### Data for this task
***

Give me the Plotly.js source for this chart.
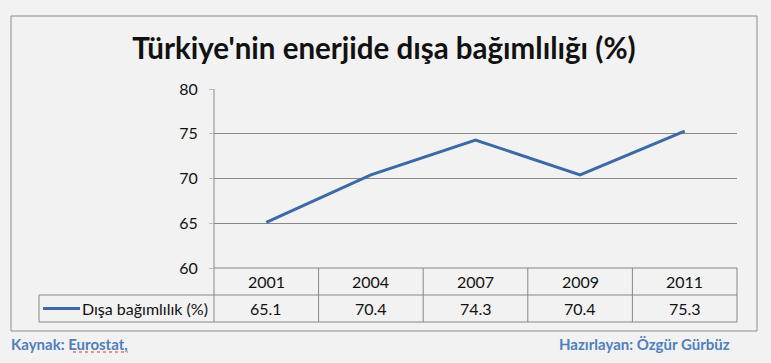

***

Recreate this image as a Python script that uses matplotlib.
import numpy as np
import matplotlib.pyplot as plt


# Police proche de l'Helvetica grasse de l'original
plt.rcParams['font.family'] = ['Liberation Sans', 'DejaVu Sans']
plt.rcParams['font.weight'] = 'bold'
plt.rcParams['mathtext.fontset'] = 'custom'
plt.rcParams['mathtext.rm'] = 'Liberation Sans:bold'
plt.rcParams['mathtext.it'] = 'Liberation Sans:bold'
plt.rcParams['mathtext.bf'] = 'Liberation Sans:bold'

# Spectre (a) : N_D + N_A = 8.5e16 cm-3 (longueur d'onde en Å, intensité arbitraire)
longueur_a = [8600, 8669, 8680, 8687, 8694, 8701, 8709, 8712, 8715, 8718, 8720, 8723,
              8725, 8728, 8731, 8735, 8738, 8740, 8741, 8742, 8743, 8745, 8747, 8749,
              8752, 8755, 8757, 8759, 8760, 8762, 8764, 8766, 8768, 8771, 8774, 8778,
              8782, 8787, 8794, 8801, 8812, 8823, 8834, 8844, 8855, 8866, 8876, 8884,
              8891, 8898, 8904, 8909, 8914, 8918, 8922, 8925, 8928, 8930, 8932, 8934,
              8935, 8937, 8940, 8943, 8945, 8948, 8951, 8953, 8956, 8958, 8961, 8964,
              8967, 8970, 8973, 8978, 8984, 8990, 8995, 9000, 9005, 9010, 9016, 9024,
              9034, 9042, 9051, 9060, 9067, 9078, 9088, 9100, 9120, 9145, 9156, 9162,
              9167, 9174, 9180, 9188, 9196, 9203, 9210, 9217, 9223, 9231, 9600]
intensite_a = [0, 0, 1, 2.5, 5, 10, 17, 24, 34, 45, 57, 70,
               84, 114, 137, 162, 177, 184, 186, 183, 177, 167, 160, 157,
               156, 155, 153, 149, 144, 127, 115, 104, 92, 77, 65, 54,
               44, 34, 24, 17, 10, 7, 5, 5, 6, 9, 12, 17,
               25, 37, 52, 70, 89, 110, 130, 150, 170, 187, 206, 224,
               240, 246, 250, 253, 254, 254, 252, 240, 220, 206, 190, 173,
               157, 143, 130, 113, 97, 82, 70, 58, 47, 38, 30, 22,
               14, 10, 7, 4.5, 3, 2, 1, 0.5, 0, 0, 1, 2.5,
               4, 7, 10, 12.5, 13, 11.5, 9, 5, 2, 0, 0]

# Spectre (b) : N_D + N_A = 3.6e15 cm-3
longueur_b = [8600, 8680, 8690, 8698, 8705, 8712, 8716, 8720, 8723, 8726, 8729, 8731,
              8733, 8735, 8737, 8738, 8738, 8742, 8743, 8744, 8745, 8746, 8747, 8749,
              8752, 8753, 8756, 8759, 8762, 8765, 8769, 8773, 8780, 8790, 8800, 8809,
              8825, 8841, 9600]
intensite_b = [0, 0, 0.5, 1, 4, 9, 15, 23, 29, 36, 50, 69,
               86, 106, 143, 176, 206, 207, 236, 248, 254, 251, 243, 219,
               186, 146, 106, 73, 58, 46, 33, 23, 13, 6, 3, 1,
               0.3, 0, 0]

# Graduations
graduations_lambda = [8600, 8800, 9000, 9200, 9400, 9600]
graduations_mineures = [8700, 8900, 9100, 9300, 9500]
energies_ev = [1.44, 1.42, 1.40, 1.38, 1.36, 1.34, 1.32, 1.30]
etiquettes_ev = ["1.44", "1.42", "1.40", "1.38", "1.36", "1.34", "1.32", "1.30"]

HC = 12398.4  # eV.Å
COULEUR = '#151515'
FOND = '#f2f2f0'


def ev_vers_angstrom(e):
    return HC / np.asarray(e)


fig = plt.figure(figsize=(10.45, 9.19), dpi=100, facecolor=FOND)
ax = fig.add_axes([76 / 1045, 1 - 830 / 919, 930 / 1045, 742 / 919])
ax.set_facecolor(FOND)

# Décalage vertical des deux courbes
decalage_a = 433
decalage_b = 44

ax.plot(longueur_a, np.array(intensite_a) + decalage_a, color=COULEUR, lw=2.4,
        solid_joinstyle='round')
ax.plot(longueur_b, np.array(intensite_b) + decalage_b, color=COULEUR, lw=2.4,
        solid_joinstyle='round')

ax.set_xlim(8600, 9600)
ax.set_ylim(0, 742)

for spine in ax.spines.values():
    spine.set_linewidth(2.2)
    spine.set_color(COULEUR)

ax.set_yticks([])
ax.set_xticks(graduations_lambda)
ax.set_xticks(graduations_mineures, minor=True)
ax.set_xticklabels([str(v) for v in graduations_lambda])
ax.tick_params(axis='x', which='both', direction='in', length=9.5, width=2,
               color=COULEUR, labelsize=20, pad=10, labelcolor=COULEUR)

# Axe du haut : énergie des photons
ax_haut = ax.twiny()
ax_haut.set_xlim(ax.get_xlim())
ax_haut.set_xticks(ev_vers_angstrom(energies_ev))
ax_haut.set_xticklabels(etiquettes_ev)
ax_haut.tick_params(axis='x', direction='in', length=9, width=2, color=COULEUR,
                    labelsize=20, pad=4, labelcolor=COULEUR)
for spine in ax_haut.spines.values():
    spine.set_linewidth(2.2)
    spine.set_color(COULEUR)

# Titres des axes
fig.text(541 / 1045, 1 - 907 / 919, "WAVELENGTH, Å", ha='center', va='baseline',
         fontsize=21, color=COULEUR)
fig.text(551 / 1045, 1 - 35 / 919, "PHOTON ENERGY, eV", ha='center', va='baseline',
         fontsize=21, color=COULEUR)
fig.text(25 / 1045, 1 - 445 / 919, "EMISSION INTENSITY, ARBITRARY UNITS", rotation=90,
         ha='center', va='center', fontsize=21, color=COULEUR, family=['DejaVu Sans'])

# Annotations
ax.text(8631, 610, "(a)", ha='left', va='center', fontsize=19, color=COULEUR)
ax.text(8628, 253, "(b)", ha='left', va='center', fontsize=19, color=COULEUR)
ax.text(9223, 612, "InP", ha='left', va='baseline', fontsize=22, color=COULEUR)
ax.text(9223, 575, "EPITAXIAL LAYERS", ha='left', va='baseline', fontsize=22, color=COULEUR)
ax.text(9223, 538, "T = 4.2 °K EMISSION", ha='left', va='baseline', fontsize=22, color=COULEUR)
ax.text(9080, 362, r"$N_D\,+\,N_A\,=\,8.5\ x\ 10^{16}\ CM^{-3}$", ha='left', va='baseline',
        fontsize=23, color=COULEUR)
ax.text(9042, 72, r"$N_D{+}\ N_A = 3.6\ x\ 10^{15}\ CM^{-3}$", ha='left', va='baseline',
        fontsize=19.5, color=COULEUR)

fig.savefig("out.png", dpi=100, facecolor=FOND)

***

### Stated goal
Your task is to output exactly the lines from the one with "Recreate this image" through the one with "plt.rcParams['mathtext.bf'] = 'Liberation", counting both ends.

### Solution for this exercise
Recreate this image as a Python script that uses matplotlib.
import numpy as np
import matplotlib.pyplot as plt


# Police proche de l'Helvetica grasse de l'original
plt.rcParams['font.family'] = ['Liberation Sans', 'DejaVu Sans']
plt.rcParams['font.weight'] = 'bold'
plt.rcParams['mathtext.fontset'] = 'custom'
plt.rcParams['mathtext.rm'] = 'Liberation Sans:bold'
plt.rcParams['mathtext.it'] = 'Liberation Sans:bold'
plt.rcParams['mathtext.bf'] = 'Liberation Sans:bold'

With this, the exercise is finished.